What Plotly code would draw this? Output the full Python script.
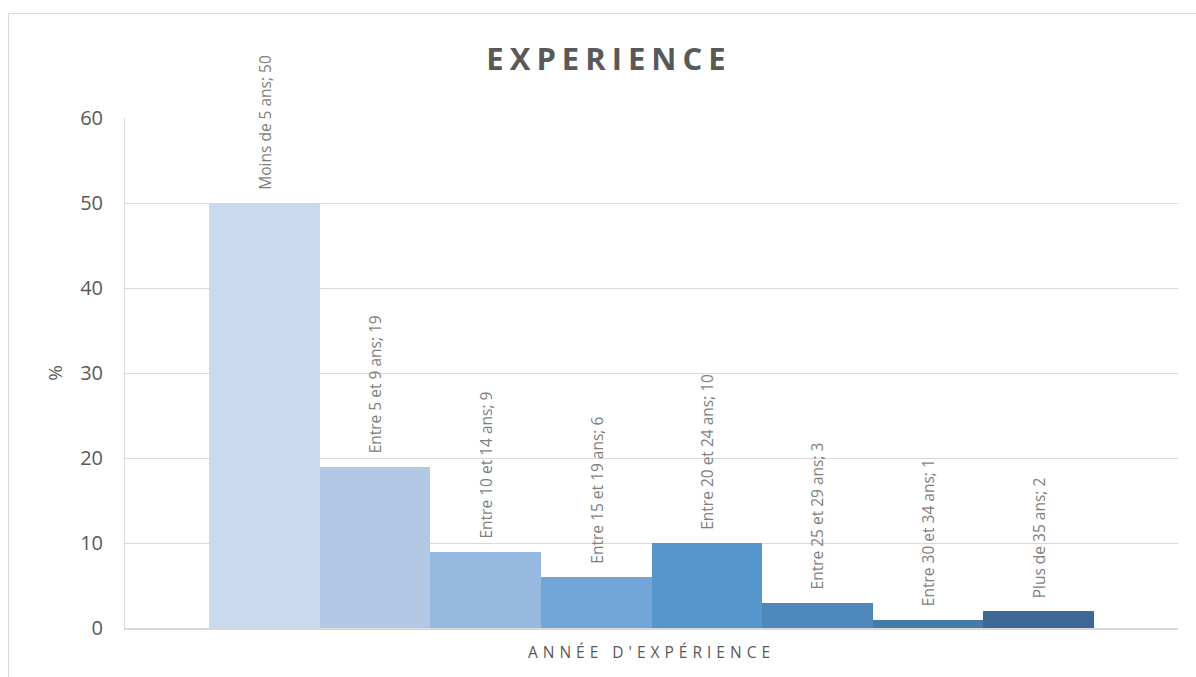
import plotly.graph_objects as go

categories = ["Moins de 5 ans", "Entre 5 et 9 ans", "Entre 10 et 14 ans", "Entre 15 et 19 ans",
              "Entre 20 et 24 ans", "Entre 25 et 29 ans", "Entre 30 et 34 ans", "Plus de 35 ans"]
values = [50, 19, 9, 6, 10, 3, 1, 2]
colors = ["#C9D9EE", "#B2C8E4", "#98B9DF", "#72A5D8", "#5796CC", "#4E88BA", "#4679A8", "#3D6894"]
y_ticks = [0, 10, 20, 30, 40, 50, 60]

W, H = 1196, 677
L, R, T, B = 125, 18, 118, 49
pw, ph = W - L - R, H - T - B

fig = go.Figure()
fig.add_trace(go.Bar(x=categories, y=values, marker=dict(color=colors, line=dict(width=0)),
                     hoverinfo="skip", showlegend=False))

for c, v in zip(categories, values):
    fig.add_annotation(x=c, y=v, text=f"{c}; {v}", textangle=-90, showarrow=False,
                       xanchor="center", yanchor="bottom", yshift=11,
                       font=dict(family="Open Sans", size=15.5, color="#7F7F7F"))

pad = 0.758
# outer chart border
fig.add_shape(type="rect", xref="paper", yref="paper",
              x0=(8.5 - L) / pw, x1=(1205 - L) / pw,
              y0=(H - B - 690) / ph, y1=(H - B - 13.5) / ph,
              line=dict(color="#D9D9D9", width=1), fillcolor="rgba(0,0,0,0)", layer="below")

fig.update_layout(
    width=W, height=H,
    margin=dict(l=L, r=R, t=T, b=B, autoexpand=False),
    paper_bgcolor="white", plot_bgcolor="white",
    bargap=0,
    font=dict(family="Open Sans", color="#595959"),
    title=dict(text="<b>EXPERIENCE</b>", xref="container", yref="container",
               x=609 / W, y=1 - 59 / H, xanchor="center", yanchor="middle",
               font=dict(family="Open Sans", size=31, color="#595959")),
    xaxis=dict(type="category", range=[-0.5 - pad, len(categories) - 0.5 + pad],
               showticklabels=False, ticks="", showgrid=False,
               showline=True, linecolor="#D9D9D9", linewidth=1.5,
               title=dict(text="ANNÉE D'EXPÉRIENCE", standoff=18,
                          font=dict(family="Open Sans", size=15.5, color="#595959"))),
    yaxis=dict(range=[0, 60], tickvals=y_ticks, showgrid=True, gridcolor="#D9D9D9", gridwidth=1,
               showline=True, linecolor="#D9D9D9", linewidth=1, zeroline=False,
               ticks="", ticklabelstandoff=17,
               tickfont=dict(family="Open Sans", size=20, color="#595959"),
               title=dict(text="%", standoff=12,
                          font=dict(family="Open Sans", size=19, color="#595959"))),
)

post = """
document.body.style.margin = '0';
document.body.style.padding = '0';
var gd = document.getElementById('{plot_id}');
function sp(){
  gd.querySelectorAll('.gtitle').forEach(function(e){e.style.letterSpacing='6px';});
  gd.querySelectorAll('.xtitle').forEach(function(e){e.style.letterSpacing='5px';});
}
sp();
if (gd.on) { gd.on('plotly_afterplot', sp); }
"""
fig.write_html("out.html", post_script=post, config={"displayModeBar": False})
...
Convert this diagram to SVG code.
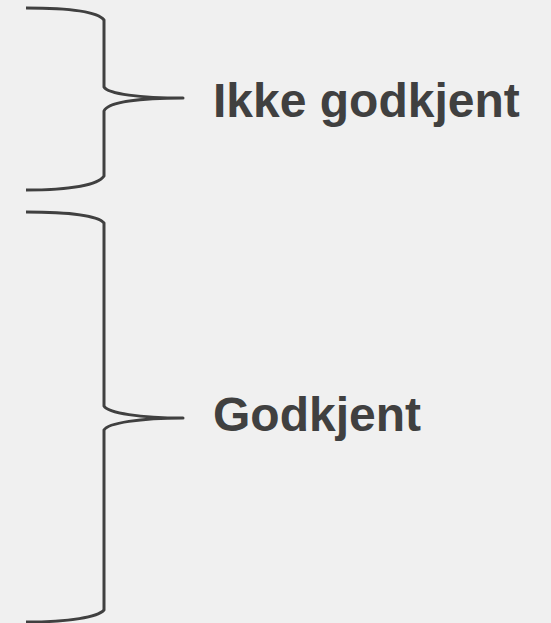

• **WRITTEN TASK**: Pick out the part that begins with the line containing "What Plotly code" and finishes with the line containing "import plotly.graph_objects as go", both included. Restate it exactly, without images.

• **THE RESPONSE**:
What Plotly code would draw this? Output the full Python script.
import plotly.graph_objects as go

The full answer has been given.